→ SHORT TASK:
Quote all lines below exactly. Images stay out.

→ SUPPLIED RECORDS:
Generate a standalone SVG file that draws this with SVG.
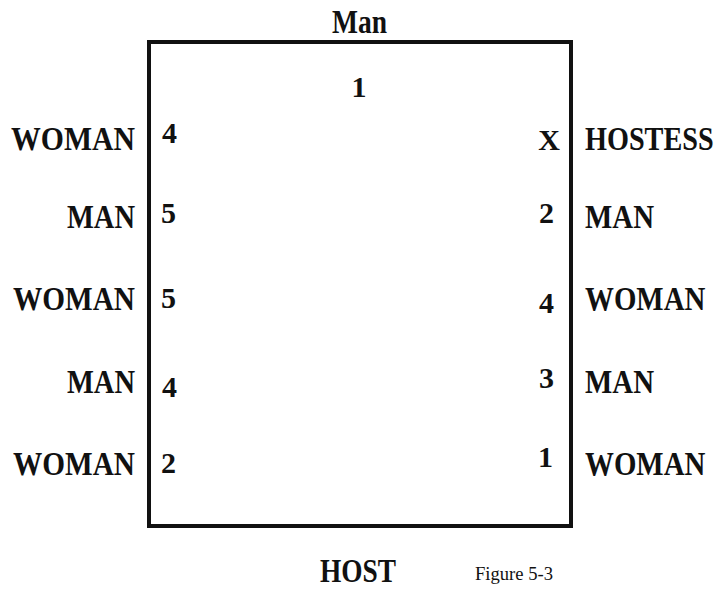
<svg xmlns="http://www.w3.org/2000/svg" width="721" height="590" viewBox="0 0 721 590">
<style>
.t{font-family:"Liberation Serif","Times New Roman",serif;font-weight:bold;font-size:34px;fill:#111}
.l{text-anchor:end}
.n{font-size:30px}
.f{font-weight:normal;font-size:18px}
</style>
<rect width="721" height="590" fill="#fff"/>
<g id="table"><rect x="149" y="42" width="422" height="484" fill="none" stroke="#111" stroke-width="4"/></g>
<g id="top"><text class="t" x="332" y="33" font-size="30" textLength="55" lengthAdjust="spacingAndGlyphs">Man</text><text class="t n" x="359" y="97" text-anchor="middle">1</text></g>
<g id="left">
<text class="t l" x="135" y="150" textLength="124" lengthAdjust="spacingAndGlyphs">WOMAN</text>
<text class="t l" x="135" y="228" textLength="68" lengthAdjust="spacingAndGlyphs">MAN</text>
<text class="t l" x="135" y="310" textLength="122" lengthAdjust="spacingAndGlyphs">WOMAN</text>
<text class="t l" x="135" y="393" textLength="68" lengthAdjust="spacingAndGlyphs">MAN</text>
<text class="t l" x="135" y="475" textLength="122" lengthAdjust="spacingAndGlyphs">WOMAN</text>
</g>
<g id="left-nums">
<text class="t n" x="162" y="143">4</text>
<text class="t n" x="161" y="223">5</text>
<text class="t n" x="161" y="308">5</text>
<text class="t n" x="162" y="397">4</text>
<text class="t n" x="161" y="473">2</text>
</g>
<g id="right-nums">
<text class="t n" x="560" y="150" text-anchor="end">X</text>
<text class="t n" x="554" y="223" text-anchor="end">2</text>
<text class="t n" x="554" y="313" text-anchor="end">4</text>
<text class="t n" x="554" y="388" text-anchor="end">3</text>
<text class="t n" x="553" y="467" text-anchor="end">1</text>
</g>
<g id="right">
<text class="t" transform="translate(585 150) scale(0.83 1)">HOSTESS</text>
<text class="t" transform="translate(585 228) scale(0.85 1)">MAN</text>
<text class="t" transform="translate(585 310) scale(0.85 1)">WOMAN</text>
<text class="t" transform="translate(585 393) scale(0.85 1)">MAN</text>
<text class="t" transform="translate(585 475) scale(0.85 1)">WOMAN</text>
</g>
<g id="bottom">
<text class="t" x="320" y="582" textLength="76" lengthAdjust="spacingAndGlyphs">HOST</text>
<text class="t f" x="475" y="580" textLength="78" lengthAdjust="spacingAndGlyphs">Figure 5-3</text>
</g>
</svg>
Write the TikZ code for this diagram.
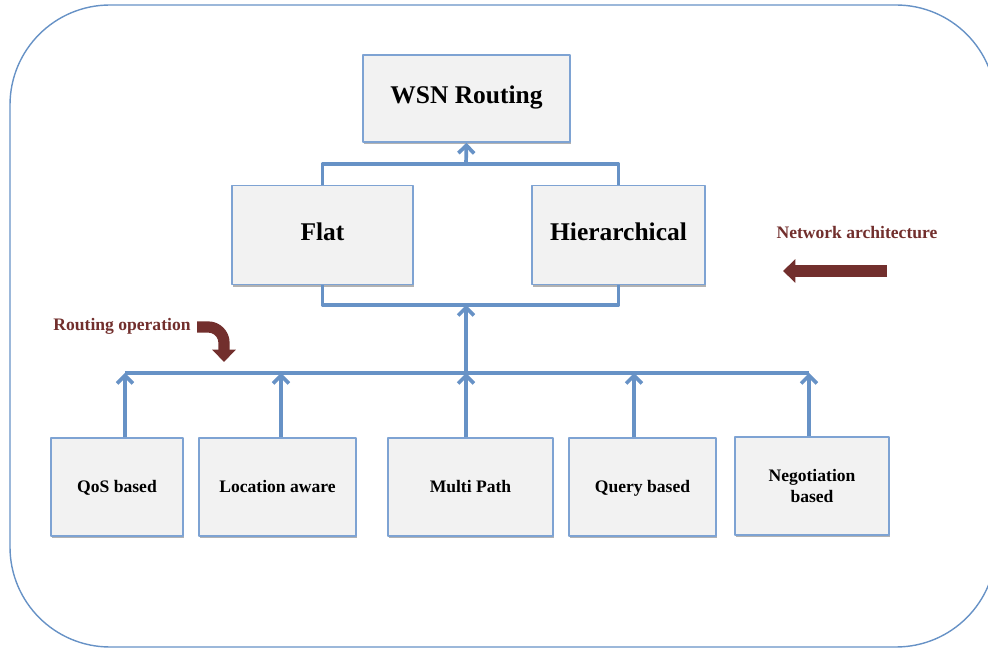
\documentclass[tikz,border=0pt]{standalone}
\usepackage{fontspec}
\setmainfont{Liberation Serif}
\usetikzlibrary{arrows.meta,shadows}
\definecolor{linkblue}{HTML}{6792C6}
\definecolor{boxblue}{HTML}{7EA3D3}
\definecolor{boxfill}{HTML}{F2F2F2}
\definecolor{darkred}{HTML}{722F2D}
\tikzset{
  every picture/.style={line join=round, >={Straight Barb[length=4.5pt,width=9pt]}},
  box/.style={draw=boxblue, line width=0.9pt, fill=boxfill, inner sep=0pt, align=center,
    font=\bfseries\fontsize{10}{11.5}\selectfont,
    drop shadow={shadow xshift=0.7pt, shadow yshift=-1.2pt, opacity=0.3, fill=black}},
  oneline/.style={text height=1.45ex, text depth=0.2ex},
  bigbox/.style={box, oneline, font=\bfseries\fontsize{14.5}{17}\selectfont},
  link/.style={linkblue, line width=2.1pt},
  fatarrow/.style={darkred, line width=6.4pt, -{Triangle[width=13pt,length=7pt]}},
  tag/.style={text=darkred, font=\bfseries\fontsize{10}{12}\selectfont},
  frame/.style={draw=linkblue, line width=0.8pt, rounded corners=2cm},
}

\begin{document}
\begin{tikzpicture}[x=0.02cm,y=-0.02cm]
\clip (0,0) rectangle (988,648);
\draw[frame] (10,5) rectangle (996,647);

% top levels
\node[bigbox, minimum width=4.14cm, minimum height=1.74cm] (wsn) at (466.5,98.5) {WSN Routing};
\node[bigbox, minimum width=3.62cm, minimum height=1.98cm] (flat) at (322.5,235) {Flat};
\node[bigbox, minimum width=3.46cm, minimum height=1.98cm] (hier) at (618.5,235) {Hierarchical};

% routing operation classes
\node[box, oneline, minimum width=2.64cm, minimum height=1.96cm] (qos) at (117,487) {QoS based};
\node[box, oneline, minimum width=3.14cm, minimum height=1.96cm] (loc) at (277.5,487) {Location aware};
\node[box, oneline, minimum width=3.30cm, minimum height=1.96cm] (multi) at (470.5,487) {Multi Path};
\node[box, oneline, minimum width=2.94cm, minimum height=1.96cm] (query) at (642.5,487) {Query based};
\node[box, minimum width=3.08cm, minimum height=1.96cm] (nego) at (812,486) {Negotiation\\based};

\coordinate (topbar) at (466,164);
\coordinate (lowbar) at (466,305);
\coordinate (b1) at (125,373);
\coordinate (b2) at (281,373);
\coordinate (b3) at (466,373);
\coordinate (b4) at (634,373);
\coordinate (b5) at (809,373);

\draw[link] (flat.north) |- (topbar) -| (hier.north);
\draw[link,->] (topbar) -- (wsn.south);
\draw[link] (flat.south) |- (lowbar) -| (hier.south);
\draw[link,->] (b3) -- (lowbar);
\draw[link] (b1) -- (b5);
\draw[link,->] (qos.north -| b1) -- (b1);
\draw[link,->] (loc.north -| b2) -- (b2);
\draw[link,->] (multi.north -| b3) -- (b3);
\draw[link,->] (query.north -| b4) -- (b4);
\draw[link,->] (nego.north -| b5) -- (b5);

% side labels
\node[tag] (netlabel) at (857,233) {Network architecture};
\node[tag] (oplabel) at (122,326) {Routing operation};
\coordinate (nettail) at (887,271);
\coordinate (nettip) at (783,271);
\draw[fatarrow] (nettail) -- (nettip);
\coordinate (optail) at (197,327);
\coordinate (optip) at (224,362);
\draw[fatarrow, rounded corners=9pt] (optail) -| (optip);
\end{tikzpicture}
\end{document}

→ WRITTEN SOLUTION:
Generate a standalone SVG file that draws this with SVG.
<svg xmlns="http://www.w3.org/2000/svg" width="721" height="590" viewBox="0 0 721 590">
<style>
.t{font-family:"Liberation Serif","Times New Roman",serif;font-weight:bold;font-size:34px;fill:#111}
.l{text-anchor:end}
.n{font-size:30px}
.f{font-weight:normal;font-size:18px}
</style>
<rect width="721" height="590" fill="#fff"/>
<g id="table"><rect x="149" y="42" width="422" height="484" fill="none" stroke="#111" stroke-width="4"/></g>
<g id="top"><text class="t" x="332" y="33" font-size="30" textLength="55" lengthAdjust="spacingAndGlyphs">Man</text><text class="t n" x="359" y="97" text-anchor="middle">1</text></g>
<g id="left">
<text class="t l" x="135" y="150" textLength="124" lengthAdjust="spacingAndGlyphs">WOMAN</text>
<text class="t l" x="135" y="228" textLength="68" lengthAdjust="spacingAndGlyphs">MAN</text>
<text class="t l" x="135" y="310" textLength="122" lengthAdjust="spacingAndGlyphs">WOMAN</text>
<text class="t l" x="135" y="393" textLength="68" lengthAdjust="spacingAndGlyphs">MAN</text>
<text class="t l" x="135" y="475" textLength="122" lengthAdjust="spacingAndGlyphs">WOMAN</text>
</g>
<g id="left-nums">
<text class="t n" x="162" y="143">4</text>
<text class="t n" x="161" y="223">5</text>
<text class="t n" x="161" y="308">5</text>
<text class="t n" x="162" y="397">4</text>
<text class="t n" x="161" y="473">2</text>
</g>
<g id="right-nums">
<text class="t n" x="560" y="150" text-anchor="end">X</text>
<text class="t n" x="554" y="223" text-anchor="end">2</text>
<text class="t n" x="554" y="313" text-anchor="end">4</text>
<text class="t n" x="554" y="388" text-anchor="end">3</text>
<text class="t n" x="553" y="467" text-anchor="end">1</text>
</g>
<g id="right">
<text class="t" transform="translate(585 150) scale(0.83 1)">HOSTESS</text>
<text class="t" transform="translate(585 228) scale(0.85 1)">MAN</text>
<text class="t" transform="translate(585 310) scale(0.85 1)">WOMAN</text>
<text class="t" transform="translate(585 393) scale(0.85 1)">MAN</text>
<text class="t" transform="translate(585 475) scale(0.85 1)">WOMAN</text>
</g>
<g id="bottom">
<text class="t" x="320" y="582" textLength="76" lengthAdjust="spacingAndGlyphs">HOST</text>
<text class="t f" x="475" y="580" textLength="78" lengthAdjust="spacingAndGlyphs">Figure 5-3</text>
</g>
</svg>
Write the TikZ code for this diagram.
\documentclass[tikz,border=0pt]{standalone}
\usepackage{fontspec}
\setmainfont{Liberation Serif}
\usetikzlibrary{arrows.meta,shadows}
\definecolor{linkblue}{HTML}{6792C6}
\definecolor{boxblue}{HTML}{7EA3D3}
\definecolor{boxfill}{HTML}{F2F2F2}
\definecolor{darkred}{HTML}{722F2D}
\tikzset{
  every picture/.style={line join=round, >={Straight Barb[length=4.5pt,width=9pt]}},
  box/.style={draw=boxblue, line width=0.9pt, fill=boxfill, inner sep=0pt, align=center,
    font=\bfseries\fontsize{10}{11.5}\selectfont,
    drop shadow={shadow xshift=0.7pt, shadow yshift=-1.2pt, opacity=0.3, fill=black}},
  oneline/.style={text height=1.45ex, text depth=0.2ex},
  bigbox/.style={box, oneline, font=\bfseries\fontsize{14.5}{17}\selectfont},
  link/.style={linkblue, line width=2.1pt},
  fatarrow/.style={darkred, line width=6.4pt, -{Triangle[width=13pt,length=7pt]}},
  tag/.style={text=darkred, font=\bfseries\fontsize{10}{12}\selectfont},
  frame/.style={draw=linkblue, line width=0.8pt, rounded corners=2cm},
}

\begin{document}
\begin{tikzpicture}[x=0.02cm,y=-0.02cm]
\clip (0,0) rectangle (988,648);
\draw[frame] (10,5) rectangle (996,647);

% top levels
\node[bigbox, minimum width=4.14cm, minimum height=1.74cm] (wsn) at (466.5,98.5) {WSN Routing};
\node[bigbox, minimum width=3.62cm, minimum height=1.98cm] (flat) at (322.5,235) {Flat};
\node[bigbox, minimum width=3.46cm, minimum height=1.98cm] (hier) at (618.5,235) {Hierarchical};

% routing operation classes
\node[box, oneline, minimum width=2.64cm, minimum height=1.96cm] (qos) at (117,487) {QoS based};
\node[box, oneline, minimum width=3.14cm, minimum height=1.96cm] (loc) at (277.5,487) {Location aware};
\node[box, oneline, minimum width=3.30cm, minimum height=1.96cm] (multi) at (470.5,487) {Multi Path};
\node[box, oneline, minimum width=2.94cm, minimum height=1.96cm] (query) at (642.5,487) {Query based};
\node[box, minimum width=3.08cm, minimum height=1.96cm] (nego) at (812,486) {Negotiation\\based};

\coordinate (topbar) at (466,164);
\coordinate (lowbar) at (466,305);
\coordinate (b1) at (125,373);
\coordinate (b2) at (281,373);
\coordinate (b3) at (466,373);
\coordinate (b4) at (634,373);
\coordinate (b5) at (809,373);

\draw[link] (flat.north) |- (topbar) -| (hier.north);
\draw[link,->] (topbar) -- (wsn.south);
\draw[link] (flat.south) |- (lowbar) -| (hier.south);
\draw[link,->] (b3) -- (lowbar);
\draw[link] (b1) -- (b5);
\draw[link,->] (qos.north -| b1) -- (b1);
\draw[link,->] (loc.north -| b2) -- (b2);
\draw[link,->] (multi.north -| b3) -- (b3);
\draw[link,->] (query.north -| b4) -- (b4);
\draw[link,->] (nego.north -| b5) -- (b5);

% side labels
\node[tag] (netlabel) at (857,233) {Network architecture};
\node[tag] (oplabel) at (122,326) {Routing operation};
\coordinate (nettail) at (887,271);
\coordinate (nettip) at (783,271);
\draw[fatarrow] (nettail) -- (nettip);
\coordinate (optail) at (197,327);
\coordinate (optip) at (224,362);
\draw[fatarrow, rounded corners=9pt] (optail) -| (optip);
\end{tikzpicture}
\end{document}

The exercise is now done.